Bakshi: We have a portal in inner city Milwaukee, highest Black male incarceration in the world and another in Greenwich, Connecticut which is one of the wealthiest zip codes. And those sites connected a fair amount and forged pretty unexpected friendships. So our curator in Milwaukee spent a good amount of time in jail, and is beloved by these young girls in Greenwich. And the way these groups see each other or when we connect to Iraqi displaced people and there are folks here who connect to them who were wearing Make America Great hats, you have people who you wouldn't think would meet do and they find ways to have these incredibly meaningful conversations.

The Milwaukee portal has facilitated conversations about race and policing, learning from people in Rwanda and Afghanistan.

Bakshi: It's another way of thinking. We think of expert knowledge coming down from a research paper, but people who live these things have these stories, have the knowledge to share with one another and connecting them, that yields I think the kinds of innovations we really need at the community level.


The portal's floor-to-ceiling video screen makes it feel like you're sharing the same physical space. (Photo: Louise Ricks/WCVE)


After experiencing a portal in Vancouver a few years ago, author and consultant Andy Stefanovich put the wheels in motion to bring one to Richmond. He says it’s a way to inspire the community.

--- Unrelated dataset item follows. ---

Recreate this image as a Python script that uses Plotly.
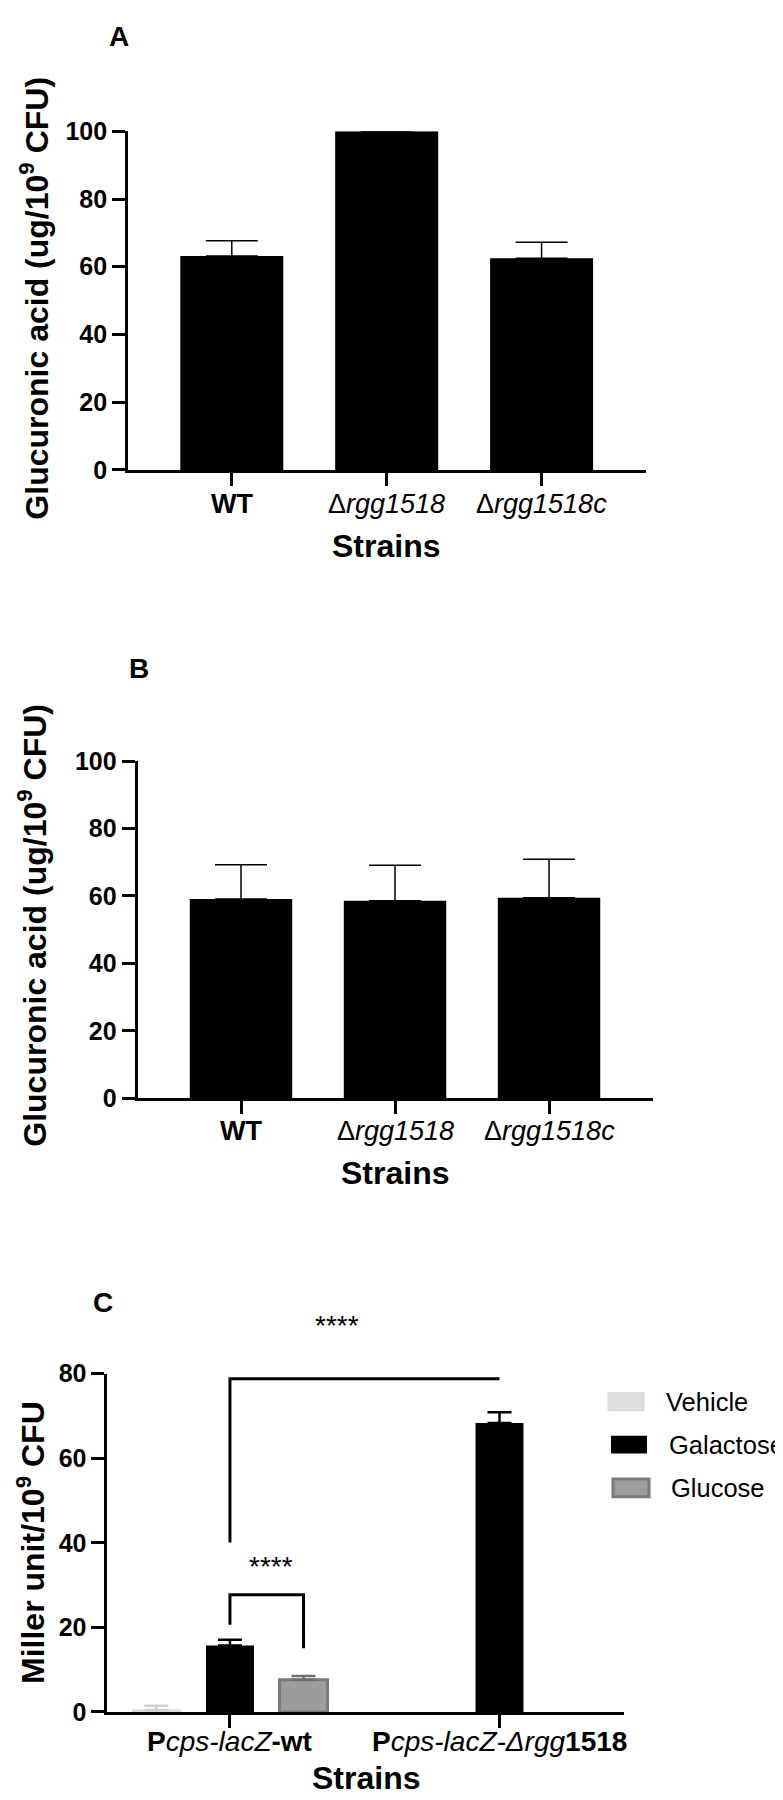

Stefanovich: By virtue of bringing inspiration in from the world. Also, what I love is the idea of we can export our inspiration from this magical town with these great people and tell the world a little bit more about us because we deserve that message too.

Technology is often used to divide people. Stefanovich says these real-time exchanges across borders, cultures, and backgrounds show people they have more in common than they realize.

Stefanovich: I talk a lot about and I believe deeply in that there are ideas of the time and this is an idea of the time -- Emotion runs through me when I think about how powerful and how important it is for people to feel. And I think this gives feeling to people and so allowing people and children specifically to wander in and not know what they're going to experience but walk out having felt is nothing more important.

The Richmond portal is working with schools and nonprofits to develop creative ways to connect with other sites. There are open hours several times a week and themed conversations. Coming up is a drawing class with Mexico City, artists in Los Angeles discussing new work honoring Paul Robeson, and discussions with people in Berlin and Kigali about monuments. The Richmond Portal will stay in Monroe park until late April, then it will travel to another part of the city. For Virginia Currents, I’m Catherine Komp, WCVE News.